At Washington Leadership Academy, computer science is more than punching 0s and 1s onto a keyboard. It’s about logic, language, creativity, entrepreneurship, and equity.
“Regardless of what fields our students decide to go pursue, foundational knowledge in computer science will give them essential skills and help them get hired,” said Natalie Gould, the school’s director of operations.
“If this gives our students a leg up, gives them an edge, I am happy to give it to them.”
Washington Leadership Academy, in Washington, D.C.’s Northeast area, is an XQ School that serves primarily low-income African-American students, a demographic group that has been significantly underrepresented in the technology sector.
Opening Doors to College and Career Success
Nationwide, African Americans made up only about 8 percent of workers in math and computer occupations in 2016, even though they comprise more than 13 percent of the overall population, according to the Brookings Institute.
Part of the reason for this imbalance is that African-American students are less likely to attend schools with strong math and technology programs, and less likely to be pushed toward careers in those fields, according to the Education Trust.
The founders of Washington Leadership Academy wanted to change that. Stacy Kane, the school’s executive director and co-founder, had served as deputy director of Presidential Innovation Fellows under President Obama, a program which recruits the nation’s top tech innovators to solve problems for the federal government.
She and other school leaders wanted to provide rigorous and sophisticated tech courses for students who might otherwise not have those opportunities, opening doors to college and career success.

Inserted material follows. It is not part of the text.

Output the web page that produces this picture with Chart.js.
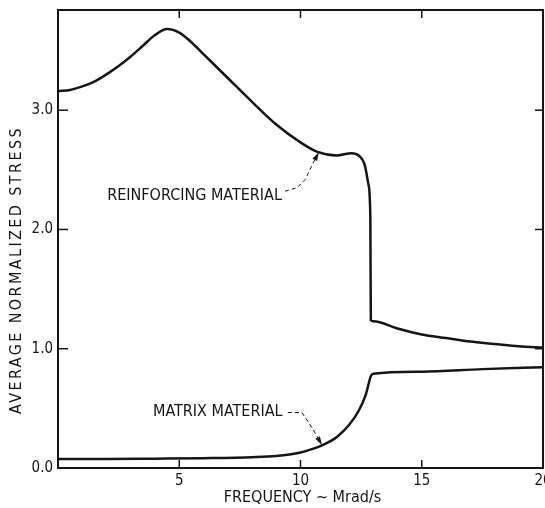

The tech industry offers some of the country’s highest-paid jobs.
Tech, in Real-Time
“We’re going to have (students) tapped into the technologies as they are coming out in real-time rather than having them be 20 years behind,” Kane said in the school’s XQ application.
Students at Washington Leadership Academy take four years of computer science, which includes a survey course, Advanced Placement Computer Science Principles, computational art, and advanced computer science. They can also take elective classes in virtual reality and robotics, and intern at local tech firms.
Students have started their own businesses, designed websites, and solved complex coding problems. One year, the ninth graders designed a school registration website for the next year’s crop of freshmen. A girl in 11th grade recently designed a flower pattern through code and uploaded it to a pair of shoes she could wear. Ten percent have started their own web development businesses and even have external clients.
The school is only three years old, but it’s already seeing results. Last year all of its 10th graders took the AP Computer Science Principles exam, tripling the number of African American students taking the exam in all of Washington, D.C.
Jordan Budisantoso teaches computational art, creating a new curriculum that merges two seemingly disparate subjects. Most colleges as well as D.C. Public Schools require art in high school, and the challenge has been how to offer art courses while still leaving room in students’ schedules for computer science.
Budisantoso has found a solution. In his course, students learn how to program a computer to create colors, shapes, and patterns to form their own artistic compositions. In a melding of right- and left-brain skills, students use sine waves, coordinate planes and pixels like Van Gogh used a paintbrush.
A New Way of Thinking
“The computer is a tool like any other tool,” he said. But at the end of the day, it’s a new way of thinking. If half your screen is blue and you want to make the other half red, you have to engage in some problem solving. There’s still math involved, but there’s room to be extremely creative. It’s a great way to reach kids in a different way, especially if they haven’t succeeded in math or computer science before.”
The school has other unique characteristics, such as small classes and an emphasis on social justice and civics education, but it’s the computer science program that shines. During a recent visit to Budisantoso’s class, students seemed genuinely enthusiastic about what they were learning and creating.
“It’s about equity,” Budisantoso said. “You’re providing an opportunity for kids who’ve been marginalized to have a voice in that space, to tell their own stories and solve problems their community cares about. ? I believe that if you have an idea and a computer, you can change the world.”